3. Fehlende wirtschaftliche Anreize für Sanierung
Die rechtlichen Rahmenbedingungen machen Sanierung – besonders im preisgedeckelten Mietsegment – oft unrentabel.
Lösungsansatz: Eine Reform des Richtwertsystems unter Berücksichtigung energietechnischer und baulicher Qualitätskriterien würde gezieltere Investitionen ermöglichen, besonders mit innovativen Finanzierungsmodellen und einer reduzierten “Umbauordnung”.
4. Investitionen scheitern an Liquidität & langen Abschreibungsfristen
Geringe Abschreibungssätze bremsen Investitionen und hemmen Sanierungsdynamiken.
Lösungsansatz: Flexiblere und kürzere Abschreibungszeiträume – gekoppelt an Nachhaltigkeitskriterien – schaffen finanzielle Spielräume für Investor:innen.
5. Fehlende Daten und unklare Nachhaltigkeitsziele
Wichtige Informationen – etwa zum energietechnischen Zustand von Gebäuden – sind unvollständig oder nicht vergleichbar, da die Umsetzung nationaler Vorgaben auf Länderebene stagniert. Darüber hinaus fehlen Benchmarks als Leitplanken und klare Definitionen für eine ganzheitliche Betrachtung der ökologischen, funktionalen und wirtschaftlichen Auswirkungen.

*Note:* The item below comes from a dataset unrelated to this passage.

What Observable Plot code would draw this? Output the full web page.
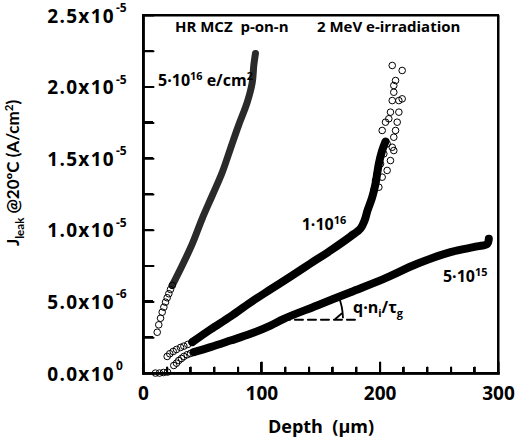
<!DOCTYPE html>
<html><head><meta charset="utf-8">
<script src="https://cdn.jsdelivr.net/npm/d3@7"></script>
<script src="https://cdn.jsdelivr.net/npm/@observablehq/plot@0.6"></script>
<style>body{margin:0;background:#fff}#chart{position:relative;width:517px;height:444px}#chart .fr{position:absolute;background:#000;pointer-events:none}</style>
</head><body><div id="chart"></div>
<script>
// ---- axes ----
const xDomain = [0, 300];
const yDomain = [0, 25]; // ×1e-6
const xTicks = [0, 100, 200, 300];
const xMinorTicks = [20, 40, 60, 80, 120, 140, 160, 180, 220, 240, 260, 280];
const yTicks = [0, 5e-6, 1e-5, 1.5e-5, 2e-5, 2.5e-5];
const yMinorTicks = [2.5e-6, 7.5e-6, 1.25e-5, 1.75e-5, 2.25e-5];
const yTickMantissa = ["0.0x10", "5.0x10", "1.0x10", "1.5x10", "2.0x10", "2.5x10"];
const yTickExponent = ["0", "-6", "-5", "-5", "-5", "-5"];

// ---- data: [depth µm, Jleak ×1e-6 A/cm²] ----
// 5e16 e/cm2
const aDots = [[11.6,2.88],[12.9,3.40],[14.4,3.86],[15.8,4.28],[17.2,4.63],[18.6,4.98],[20.0,5.29],[21.4,5.57],[22.8,5.87],[24.3,6.15]];
const aBand = [[24.3,6.15],[32.7,7.54],[41.2,9.05],[49.6,10.82],[58.1,12.43],[66.5,14.04],[73.5,15.71],[80.3,17.32],[87.6,18.92],[91.9,20.32],[93.2,21.51],[94.6,22.35]];
// 1e16 e/cm2
const bDots = [[20.0,1.19],[22.2,1.38],[25.1,1.54],[27.9,1.68],[31.3,1.82],[34.1,1.91],[37.4,2.03],[41.2,2.19]];
const bBand = [[41.2,2.19],[56.6,3.07],[73.5,3.98],[90.4,4.96],[107.3,5.87],[124.2,6.77],[141.1,7.68],[158.0,8.59],[174.9,9.57],[183.4,10.13],[186.8,10.68],[189.3,11.38],[193.3,12.31],[196.1,13.27],[197.5,13.97],[198.9,14.66],[201.7,15.57],[204.5,16.2]];
const bScatter = [[210.2,21.51],[218.6,21.16],[213.0,20.46],[211.5,20.11],[211.5,19.64],[210.2,19.06],[215.8,19.06],[218.6,19.18],[208.7,18.25],[215.8,18.25],[207.3,17.79],[204.5,17.55],[201.7,16.97],[214.4,17.55],[213.0,16.97],[211.5,16.50],[210.2,15.80],[211.5,15.57],[205.9,16.04],[203.1,15.34],[200.3,14.64],[197.5,13.95],[208.7,14.87],[205.9,14.18],[201.7,13.71],[196.1,13.48],[198.9,13.01],[194.6,12.78]];
// 5e15 e/cm2
const cDots = [[10.1,0.03],[13.5,0.03],[16.9,0.07],[20.3,0.10],[25.6,0.56],[27.9,0.72],[29.8,0.91],[32.1,1.05],[34.1,1.19],[36.9,1.31],[39.7,1.40],[42.5,1.49]];
const cBand = [[42.5,1.49],[56.6,1.84],[73.5,2.30],[90.4,2.77],[107.3,3.35],[118.6,3.82],[146.8,4.75],[174.9,5.68],[203.1,6.61],[231.3,7.66],[259.4,8.47],[282.0,8.87],[290.5,9.06],[291.8,9.41]];

// ---- annotations ----
const qLine = [[117, 3.75], [181, 3.75]];
const qArcX = 169;
const annoX = [27.0, 147.0, 12.7, 134.1, 253.5, 177.5];
const annoY = [23.81, 23.81, 20.04, 9.99, 6.35, 4.19];
const annoSize = [15, 15, 16, 16, 16, 16];
const annoParts = [
  [["HR MCZ  p-on-n", ""]],
  [["2 MeV e-irradiation", ""]],
  [["5·10", ""], ["16", "sup"], [" e/cm", ""], ["2", "sup"]],
  [["1·10", ""], ["16", "sup"]],
  [["5·10", ""], ["15", "sup"]],
  [["q·n", ""], ["i", "sub"], ["/", ""], ["τ", ""], ["g", "sub"]]
];
const yTitleParts = [["J", ""], ["leak", "sub"], [" @20ºC (A/cm", ""], ["2", "sup"], [")", ""]];
const xTitle = "Depth  (μm)";

const FONT = "'Open Sans', sans-serif";
const px = d => d[0], py = d => d[1] * 1e-6;

// frame outline and inward tick segments, built from the domain and tick arrays
const [x0, x1] = xDomain, [y0, y1] = yDomain.map(v => v * 1e-6);
const yPerPx = (y1 - y0) / 358, xPerPx = (x1 - x0) / 355;
const frameBorder = [[x0, y0], [x1, y0], [x1, y1], [x0, y1], [x0, y0]].map(([x, y]) => ({x, y}));
const tickSegs = [];
xMinorTicks.forEach((v, i) => tickSegs.push({x: v, y: y0, id: "xm" + i}, {x: v, y: y0 + 6 * yPerPx, id: "xm" + i}));
xTicks.forEach((v, i) => tickSegs.push({x: v, y: y0, id: "xM" + i}, {x: v, y: y0 + 11 * yPerPx, id: "xM" + i}));
yTicks.concat(yMinorTicks).forEach((v, i) => tickSegs.push({x: x0, y: v, id: "y" + i}, {x: x0 + 10 * xPerPx, y: v, id: "y" + i}));
const axisLines = [{x: x0, y: y1, id: "l"}, {x: x0, y: y0, id: "l"}, {x: x0, y: y0, id: "b"}, {x: x1, y: y0, id: "b"}];

function addParts(text, parts, size) {
  let shift = 0;
  for (const [s, k] of parts) {
    const target = k === "sup" ? -size * 0.38 : k === "sub" ? size * 0.28 : 0;
    text.append("tspan").attr("dy", target - shift).attr("font-size", k ? size * 0.68 : size).text(s);
    shift = target;
  }
}

const overlayMark = (index, scales) => {
  const L = scales.x(x0), T = scales.y(y1);
  const root = d3.create("svg:g");
  const cx = scales.x(qLine[0][0]), cy = scales.y(qLine[0][1] * 1e-6);
  const r = scales.x(qArcX) - cx;
  const p1 = cBand[5], p2 = cBand[7];
  const ang = Math.atan2(scales.y(p2[1] * 1e-6) - scales.y(p1[1] * 1e-6), scales.x(p2[0]) - scales.x(p1[0]));
  const ex = cx + r * Math.cos(ang), ey = cy + r * Math.sin(ang);
  root.append("path").attr("d", `M${cx + r},${cy - 1}A${r},${r} 0 0 0 ${ex},${ey}M${cx + r - 8},${cy}L${cx + r - 1},${cy - 6}`)
    .attr("stroke", "black").attr("fill", "none").attr("stroke-width", 1.8);
  const g = root.append("g").attr("font-family", FONT).attr("font-weight", "bold").attr("fill", "black").attr("text-anchor", "start").style("white-space", "pre");
  yTicks.forEach((v, i) => {
    const y = scales.y(v);
    g.append("text").attr("x", L - 28).attr("y", y + 7.5).attr("text-anchor", "end").attr("font-size", 19).attr("letter-spacing", 1.3).text(yTickMantissa[i]);
    g.append("text").attr("x", L - 27).attr("y", y - 3).attr("text-anchor", "start").attr("font-size", 12).text(yTickExponent[i]);
  });
  annoParts.forEach((parts, i) => {
    const t = g.append("text").attr("x", scales.x(annoX[i])).attr("y", scales.y(annoY[i] * 1e-6)).attr("font-size", annoSize[i]).attr("text-anchor", "start");
    addParts(t, parts, annoSize[i]);
  });
  const yt = g.append("text").attr("transform", `translate(${L - 124},${T + 158}) rotate(-90)`)
    .attr("text-anchor", "middle").attr("font-family", "Lato").attr("font-size", 17);
  addParts(yt, yTitleParts, 17);
  return root.node();
};

const dotOpts = {x: px, y: py, r: 3.3, stroke: "black", strokeWidth: 1, fill: "none"};
const bandOpts = (w, c) => ({x: px, y: py, stroke: c, strokeWidth: w, curve: "catmull-rom", strokeLinecap: "round", strokeLinejoin: "round"});

const plot = Plot.plot({
  width: 517, height: 444,
  marginLeft: 143, marginRight: 19, marginTop: 15, marginBottom: 71,
  x: {domain: xDomain, axis: null},
  y: {domain: [y0, y1], axis: null},
  style: {fontFamily: FONT, background: "white"},
  marks: [
    Plot.line(aBand, bandOpts(7, "#2a2a2a")),
    Plot.line(bBand, bandOpts(8, "black")),
    Plot.line(cBand, bandOpts(8, "black")),
    Plot.dot(aDots, dotOpts),
    Plot.dot(bDots, dotOpts),
    Plot.dot(cDots, dotOpts),
    Plot.dot(bScatter, dotOpts),
    Plot.line(qLine, {x: px, y: py, stroke: "black", strokeWidth: 2, strokeDasharray: "8,5"}),
    Plot.line(frameBorder, {x: "x", y: "y", stroke: "black", strokeWidth: 2}),
    Plot.line(axisLines, {x: "x", y: "y", z: "id", stroke: "black", strokeWidth: 2.6, strokeLinecap: "square"}),
    Plot.line(tickSegs, {x: "x", y: "y", z: "id", stroke: "black", strokeWidth: 2}),
    Plot.text(xTicks, {x: d => d, text: d => String(d), frameAnchor: "bottom", dy: 26, fontSize: 19, fontWeight: "bold", fill: "black"}),
    Plot.text([xTitle], {text: d => d, frameAnchor: "bottom", dy: 59, fontSize: 18, fontWeight: "bold", fill: "black"}),
    overlayMark
  ]
});
const chart = document.getElementById("chart");
chart.appendChild(plot);

// frame and inward ticks again, placed from the plot's own scales (layered above the SVG)
(function () {
  const sx = plot.scale("x"), sy = plot.scale("y");
  const fx = v => sx.apply ? sx.apply(v) : sx.range[0] + (v - sx.domain[0]) / (sx.domain[1] - sx.domain[0]) * (sx.range[1] - sx.range[0]);
  const fy = v => sy.apply ? sy.apply(v) : sy.range[0] + (v - sy.domain[0]) / (sy.domain[1] - sy.domain[0]) * (sy.range[1] - sy.range[0]);
  const L = fx(x0), R = fx(x1), T = fy(y1), B = fy(y0);
  const bar = (l, t, w, h) => {
    const d = document.createElement("div");
    d.className = "fr";
    d.style.left = l + "px"; d.style.top = t + "px"; d.style.width = w + "px"; d.style.height = h + "px";
    chart.appendChild(d);
  };
  bar(L - 1.3, T - 1, 2.6, B - T + 2.3);
  bar(L - 1.3, B - 1.3, R - L + 2.3, 2.6);
  bar(L - 1, T - 1, R - L + 2, 2);
  bar(R - 1, T - 1, 2, B - T + 2);
  for (const v of xMinorTicks) bar(fx(v) - 1, B - 6, 2, 6);
  for (const v of xTicks) bar(fx(v) - 1, B - 11, 2, 11);
  for (const v of yTicks.concat(yMinorTicks)) bar(L, fy(v) - 1, 10, 2);
})();
</script></body></html>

Lösungsansatz: Daten der Errichtung und der Nutzung sind aufzubauen, um Einsparungsziele festlegen zu können. Es braucht eine koordinierte Datenerhebung und neue institutionalisierte Datenerhebungsformate zwischen Bund, Ländern und Gemeinden, dadurch entstehen klare Definitionen. Eine gezielte Bedarfsklärung und strukturierte Leitfäden mit Benchmarks schaffen eine verlässliche Planungsgrundlage für nachhaltiges Bauen.
6. Blockierende Gesetze
Sanierungsmaßnahmen scheitern häufig an starren gesetzlichen Vorgaben oder Eigentumsverhältnissen, obwohl sie ökologisch und wirtschaftlich sinnvoll wären.
Lösungsansatz: Prüfung und Anpassung relevanter Gesetze wie MRG, WEG und ABGB zur Ermöglichung notwendiger Sanierungsmaßnahmen.
Zu obigen Themen bilden sich in den kommenden Monaten verbandsübergreifende Arbeitsgruppen, die die Grundlage für einen detaillierten Themen- und Maßnahmenkatalog bilden sollen.